Les "communautaires" : le choix de l'entre soi

Reste la dernière catégorie, dénommée les "communautaires". Ils s'appuient sur des gens de leur village d'origine, passent souvent par des activités non déclarées avant de régulariser leur situation (à noter que cette stratégie n'est pas mise en oeuvre par les Roms dans l'étude). Leur insertion professionnelle se construit grâce à une réputation professionnelle fondée sur une grande capacité de travail et des prix assez bas. "Dans ce système, écrivent les auteurs, les derniers arrivés acceptent d'être exploités pendant plusieurs années par leurs compatriotes avant de pouvoir à leur tour monter leur affaire reposant sur une main d'oeuvre bon marché."

Quels sont les atouts ?

En résumé, quels sont les atouts facilitant l'insertion ? L'étude note que les expériences professionnelles et le niveau d'étude acquis avant l'arrivée en France jouent un rôle restreint. En revanche, la maîtrise du français avant de venir et le fait d'avoir un réseau familial restreint constituent des facteurs non négligeables. Sur place, la capacité d'apprendre ou d'améliorer son niveau de langue, le fait de suivre une formation professionnelle et des stages en entreprise aident grandement. 

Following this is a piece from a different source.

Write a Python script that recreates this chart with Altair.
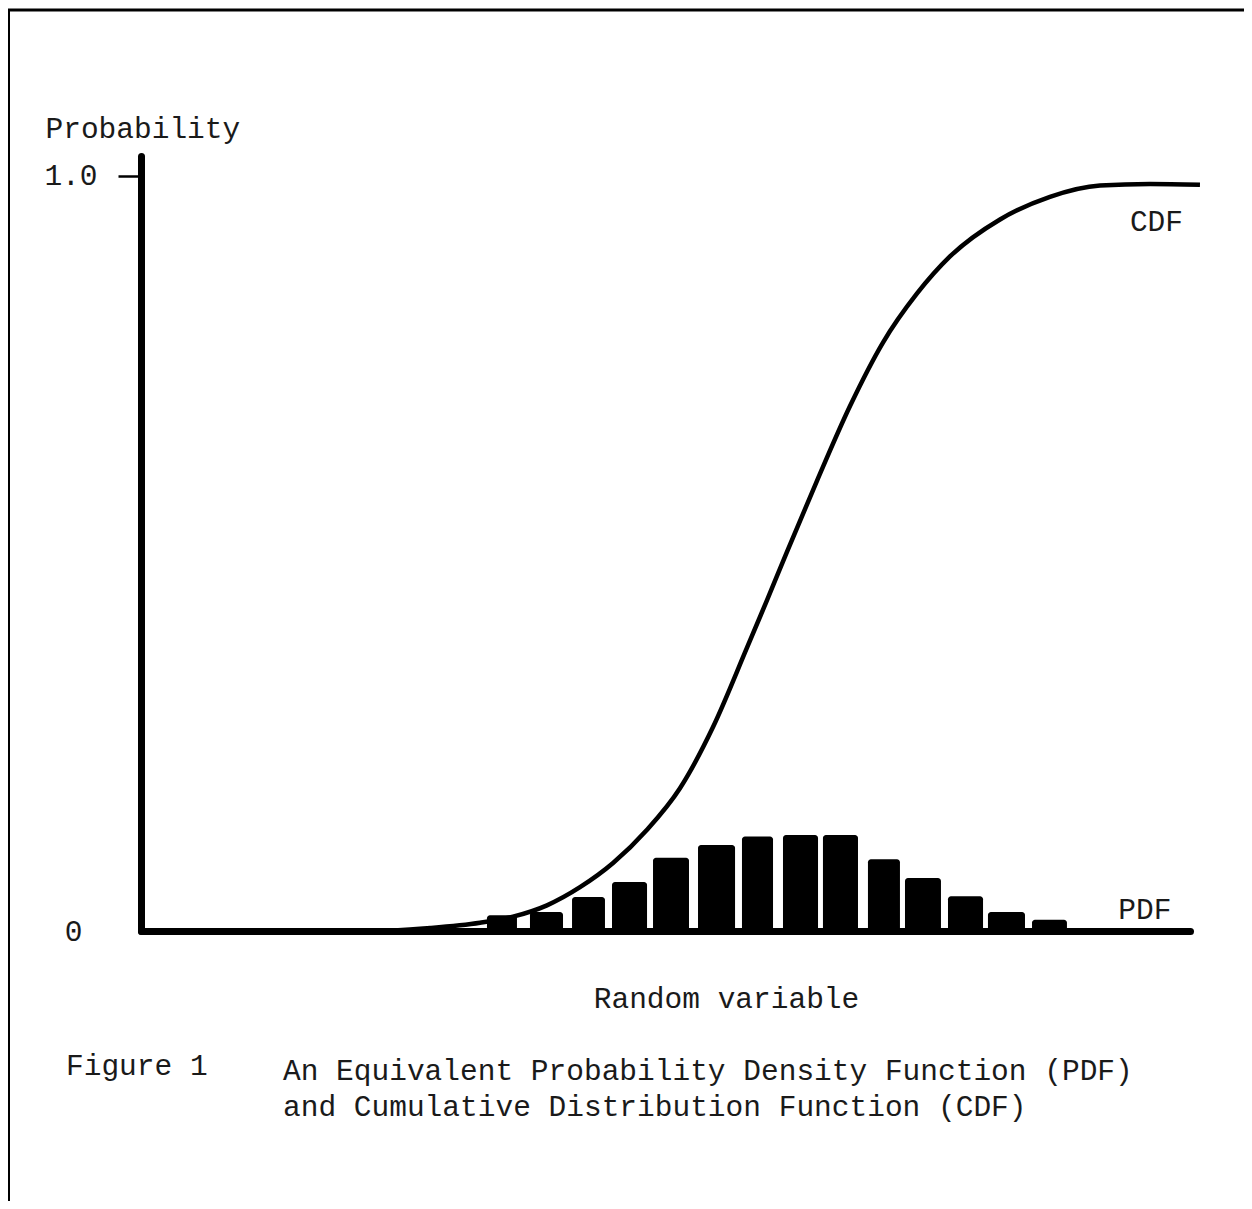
import altair as alt
import pandas as pd

# PDF histogram bins (random variable units) and heights (probability)
bin_lo = [32.98, 37.08, 41.09, 44.90, 48.81, 53.10, 57.29, 61.20, 65.01, 69.30, 72.83, 76.93, 80.74, 84.94]
bin_hi = [35.84, 40.23, 44.23, 48.24, 52.24, 56.63, 60.25, 64.54, 68.35, 72.35, 76.26, 80.27, 84.27, 88.27]
pdf_p = [0.021, 0.025, 0.045, 0.065, 0.097, 0.114, 0.125, 0.127, 0.127, 0.095, 0.070, 0.046, 0.025, 0.015]

# CDF curve
cdf_x = [0, 15.16, 22.78, 27.55, 32.32, 35.46, 38.70, 41.85, 45.00, 48.24, 51.38, 54.53, 57.77,
         59.68, 61.58, 64.44, 67.59, 70.73, 73.98, 77.12, 81.89, 86.65, 91.42, 96.19, 100.95]
cdf_p = [0, 0.0, 0.0, 0.004, 0.011, 0.019, 0.034, 0.058, 0.090, 0.134, 0.189, 0.270, 0.375,
         0.438, 0.502, 0.596, 0.695, 0.779, 0.844, 0.893, 0.942, 0.972, 0.987, 0.989, 0.988]

y_ticks = [0, 1.0]

FONT = "Liberation Mono"
FS = 29.5
INK = "#1a1a1a"

bars_df = pd.DataFrame({"lo": bin_lo, "hi": bin_hi, "p": pdf_p})
cdf_df = pd.DataFrame({"x": cdf_x, "p": cdf_p})
labels_df = pd.DataFrame({"x": [96.8, 95.7], "p": [0.939, 0.028], "t": ["CDF", "PDF"]})

xscale = alt.Scale(domain=[0, 100], nice=False, zero=False)
yscale = alt.Scale(domain=[0, 1.026], nice=False)

xaxis = alt.Axis(domain=True, domainWidth=7, domainColor="black", domainCap="round",
                 ticks=False, labels=False, grid=False,
                 title="Random variable", titleFont=FONT, titleFontSize=FS,
                 titleFontWeight="normal", titleColor=INK,
                 titleX=585, titleY=67, titleAlign="center", titleBaseline="middle")
yaxis = alt.Axis(values=y_ticks, domain=True, domainWidth=7, domainColor="black", domainCap="round",
                 ticks=True, tickSize=23, tickWidth=2.5, tickColor="black",
                 tickOpacity={"condition": {"test": "datum.value === 0", "value": 0}, "value": 1},
                 labelPadding={"condition": {"test": "datum.value === 0", "value": 36}, "value": 21},
                 labelExpr="datum.value === 0 ? '0' : '1.0'",
                 labelFont=FONT, labelFontSize=FS, labelColor=INK, grid=False,
                 title="Probability", titleFont=FONT, titleFontSize=FS, titleFontWeight="normal",
                 titleColor=INK, titleAngle=0, titleX=-96, titleY=-28,
                 titleAlign="left", titleBaseline="middle")

bars = alt.Chart(bars_df).mark_bar(color="black", cornerRadiusTopLeft=3, cornerRadiusTopRight=3).encode(
    x=alt.X("lo:Q", scale=xscale, axis=xaxis),
    x2="hi:Q",
    y=alt.Y("p:Q", scale=yscale, axis=yaxis),
    y2=alt.datum(0),
)

cdf = alt.Chart(cdf_df).mark_line(color="black", strokeWidth=4.5, interpolate="monotone").encode(
    x=alt.X("x:Q", scale=xscale),
    y=alt.Y("p:Q", scale=yscale),
)

lbls = alt.Chart(labels_df).mark_text(font=FONT, fontSize=FS, color=INK, align="center", baseline="middle").encode(
    x=alt.X("x:Q", scale=xscale),
    y=alt.Y("p:Q", scale=yscale),
    text="t:N",
)

cap_df = pd.DataFrame({
    "t": ["Figure 1", "An Equivalent Probability Density Function (PDF)", "and Cumulative Distribution Function (CDF)"],
    "px": [-75, 142, 142],
    "py": [910, 915, 951],
})
caption = alt.Chart(cap_df).mark_text(font=FONT, fontSize=FS, color=INK, align="left", baseline="middle").encode(
    x=alt.X("px:Q", scale=None),
    y=alt.Y("py:Q", scale=None),
    text="t:N",
)

border_top = alt.Chart(pd.DataFrame({"a": [0]})).mark_rule(color="black", strokeWidth=3).encode(
    x=alt.value(-133), x2=alt.value(1111), y=alt.value(-146)
)
border_left = alt.Chart(pd.DataFrame({"a": [0]})).mark_rule(color="black", strokeWidth=2).encode(
    x=alt.value(-132), y=alt.value(-147), y2=alt.value(1053)
)

chart = alt.layer(bars, cdf, lbls, caption, border_top, border_left).properties(
    width=1049, height=775,
    autosize=alt.AutoSizeParams(type="none"),
    padding={"left": 133, "top": 148, "right": 54, "bottom": 270},
    background="white",
).configure_view(stroke=None)

chart.save("out.html", embed_options={"renderer": "svg", "actions": False})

Le logement ne garantit rien

L'élément déterminant pour sortir d'une grande précarité est l'obtention d'un emploi légal qui enclenche automatiquement l'accès à des droits sociaux. Pendant des années, c'était quasiment impossible avec les mesures transitoires, suite à l'intégration européenne de la Bulgarie et la Roumanie, mais les barrières sont quasiment tombées désormais. Concernant l'accès au logement, les auteurs écrivent qu'il s'agit d'un "facteur d'insertion qui ne se suffit pas à lui-même". Et de raconter que "plusieurs personnes ont pu accéder à un logement pendant plusieurs mois, avant de revenir en bidonville, en squat ou à la rue en raison de faibles revenus ou d'une situation administrative non stabilisée."

Les sacrifices de l'insertion

En conclusion, les auteurs ébauchent des réflexions sur le coût familial, financier et psychologique de ces parcours d'insertion apparemment réussis. Les sacrifices consentis plus ou moins librement peuvent se payer au final. Il faudrait conduire "une analyse spécifique, estiment-ils, notamment sur des phénomènes de décompensation, observés parmi d'autres publics précarisés ayant eu accès, après plusieurs années de rue, à un hébergement ou un logement."